Tool Up: Negotiate

Never take on work without knowing what the terms and conditions are, including the payment terms. You need to know at the outset how much you’ll be paid and when the money will reach your bank account. As a small business you are unlikely to have the kind of reserves you’d need to tide you over should you have to wait longer than expected to be paid. Negotiate before you agree to do the work. And put the terms in writing.

Do your research and prepare. Find out about the customer and their business. It helps, if you sound interested and knowledgeable, to build a working relationship and a rapport. If you know other people who’ve worked with the customer talk to them. Find out what the market price is for the kind of goods or services you’ll be delivering.
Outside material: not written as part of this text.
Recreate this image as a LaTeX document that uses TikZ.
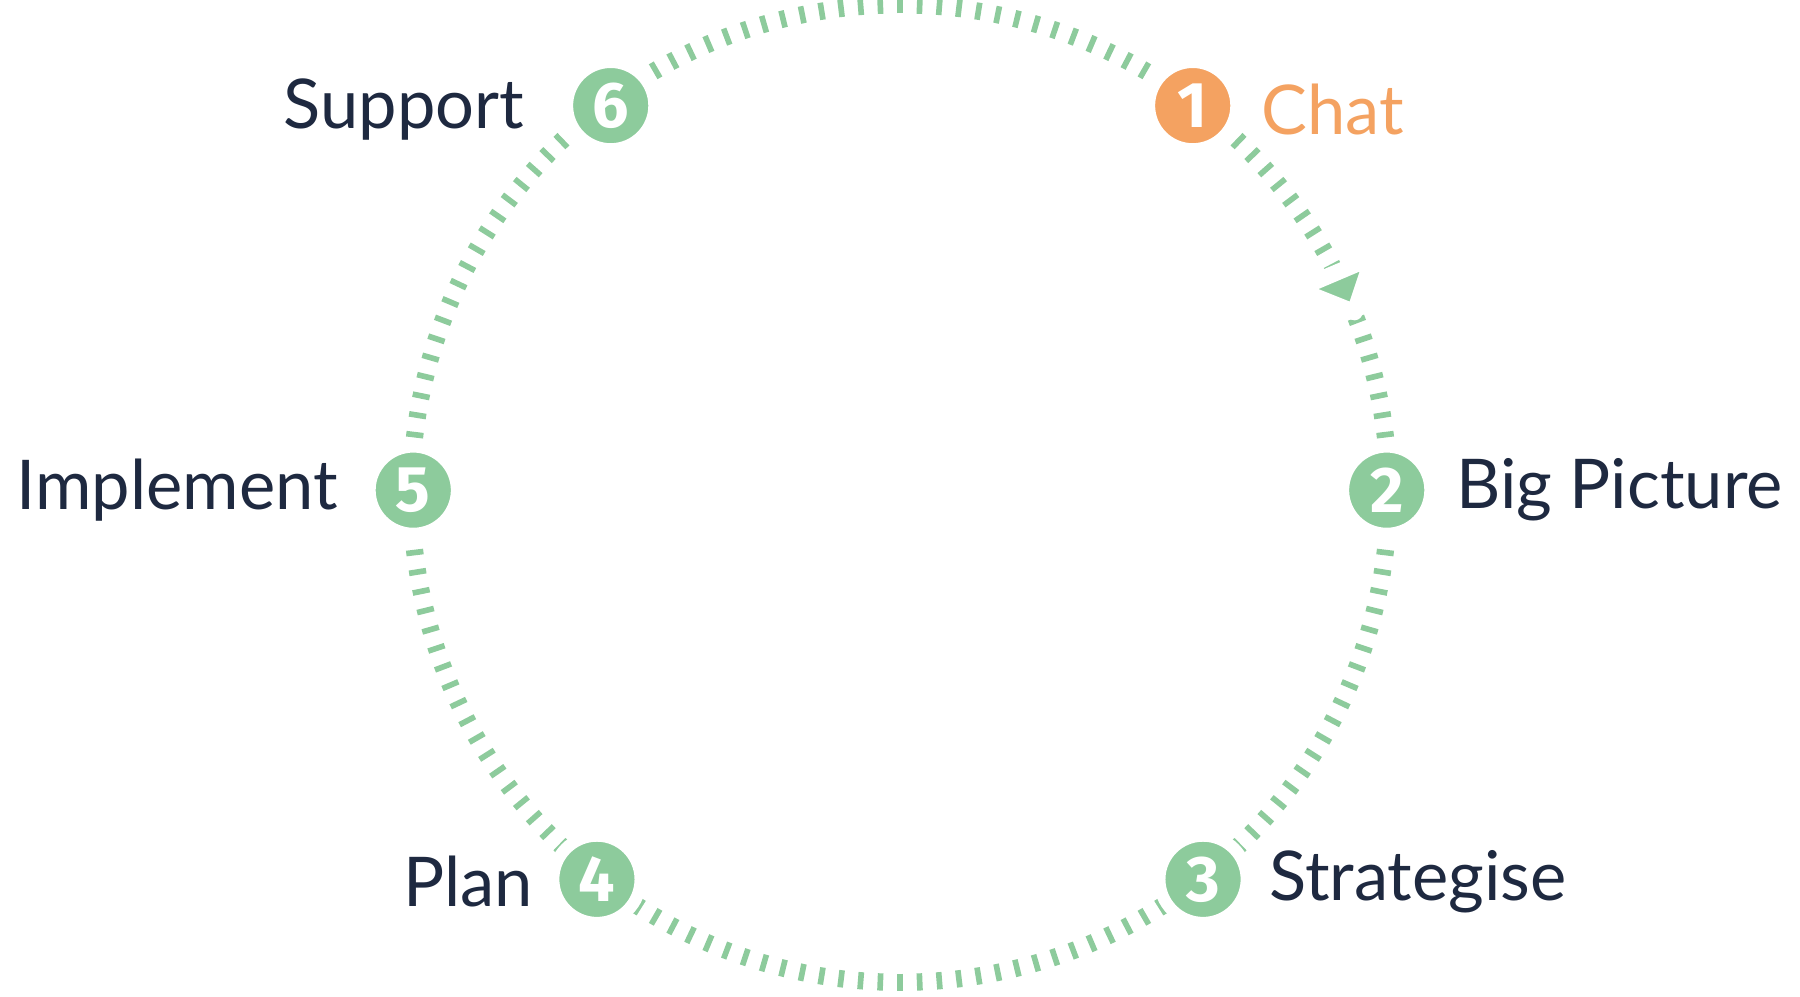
\documentclass[tikz,border=0pt]{standalone}
\usepackage{fontspec}
\setmainfont{Lato}
\newfontfamily\numfont{Fira Sans}
\definecolor{grn}{HTML}{8DCB9C}
\definecolor{org}{HTML}{F4A261}
\definecolor{navy}{HTML}{1E2940}
\begin{document}
\begin{tikzpicture}[x=0.01cm,y=-0.01cm,
  num/.style={circle,minimum size=0.76cm,inner sep=0pt,fill=grn,draw=white,line width=3pt,text=white,font=\numfont\bfseries\fontsize{16}{16}\selectfont},
  lab/.style={text=navy,font=\fontsize{17}{17}\selectfont,inner sep=0pt}]
\useasboundingbox (0,0) rectangle (1568,868);
\coordinate (c) at (784,430);
\foreach \a in {0,2.3077,...,359}
  \draw[grn,line width=1.4pt] (c) ++(\a:-4.18cm and 4.18cm) -- ++(\a:-0.15cm and 0.15cm);
\draw[fill=grn,draw=white,line width=4pt,line join=round] (1180,272) -- (1130,252) -- (1196,224) -- cycle;
\node[num,fill=org] (n1) at (1039,92) {1};
\node[num] (n2) at (1208,427) {2};
\node[num] (n3) at (1048,766) {3};
\node[num] (n4) at (520,766) {4};
\node[num] (n5) at (360,427) {5};
\node[num] (n6) at (532,92) {6};
\node[lab,text=org,anchor=west] (l1) at (1098,95) {Chat};
\node[lab,anchor=west] (l2) at (1268,427) {Big Picture};
\node[lab,anchor=west] (l3) at (1105,768) {Strategise};
\node[lab,anchor=east] (l4) at (465,768) {Plan};
\node[lab,anchor=east] (l5) at (295,427) {Implement};
\node[lab,anchor=east] (l6) at (457,95) {Support};
\end{tikzpicture}
\end{document}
Also prepare a list of all the questions you need answers to.

Listen. You need to understand your customer and what they are offering. Have someone else with you and stick to the 80/20 rule (listen for 80% of the time and talk for 20%). This will allow you to hear what’s offered and allow you time to think through your responses.

Know your own worth. This isn’t the same as knowing how much you are prepared to accept for a piece of work. Knowing your worth gives you a starting point so you can come up with a figure, make the opening offer and take control of the negotiation. If you are willing to accept less than that, it helps that it’s clear to the customer that you know that they’re offering you less than you’re worth.

Stay calm and polite. Customers don’t want to work with difficult people, just as you don’t. If it starts out aggressive and difficult it will only deteriorate. Being calm and polite will help establish the kind of working relationship and partnership you want to have.

Don’t concede too much, too soon, or beyond your bottom line. People running small businesses often say they are bullied into accepting the customer’s terms, especially payment terms. Stand firm and push back. The customer needs you as much if not more than you need their business. You won’t be respected for simply rolling over. They have power because they’re paying. You have power because you’re delivering.

Be prepared to walk away. If you are being asked to accept terms that will make it difficult for you to do the job or run your business, walk away. That is very hard because you’ll worry about where the next work is going to come from, but there’s no point in agreeing terms that will leave you in financial difficulties. Know what you’re worth and know how much less, if anything, you can live with. Standing firm or walking away gets easier after the first time.

The first offer is rarely the final offer. The customer will try to pay as low a price as possible and to take as long as possible to pay you. They probably know though that they will have to pay more and quicker. Everyone needs to feel they’ve won something from the negotiation. A ‘to and fro’ will hopefully get both parties what they need.

When negotiating the contract terms make sure the conditions of the contract are clearly defined and agreed by everyone involved. Then put the agreement in writing. In the future, if there are disputes, you have the proof about what was agreed.

A healthy negotiation should help customers and suppliers to understand each other’s business better and build the foundations of a good working relationship. Mentors, lawyers and accountants are good advisers if you need support or help with the written agreement. If the negotiation is a big one it may be worth paying an adviser to be in the meetings with you. That may sound expensive but it’s often a good investment.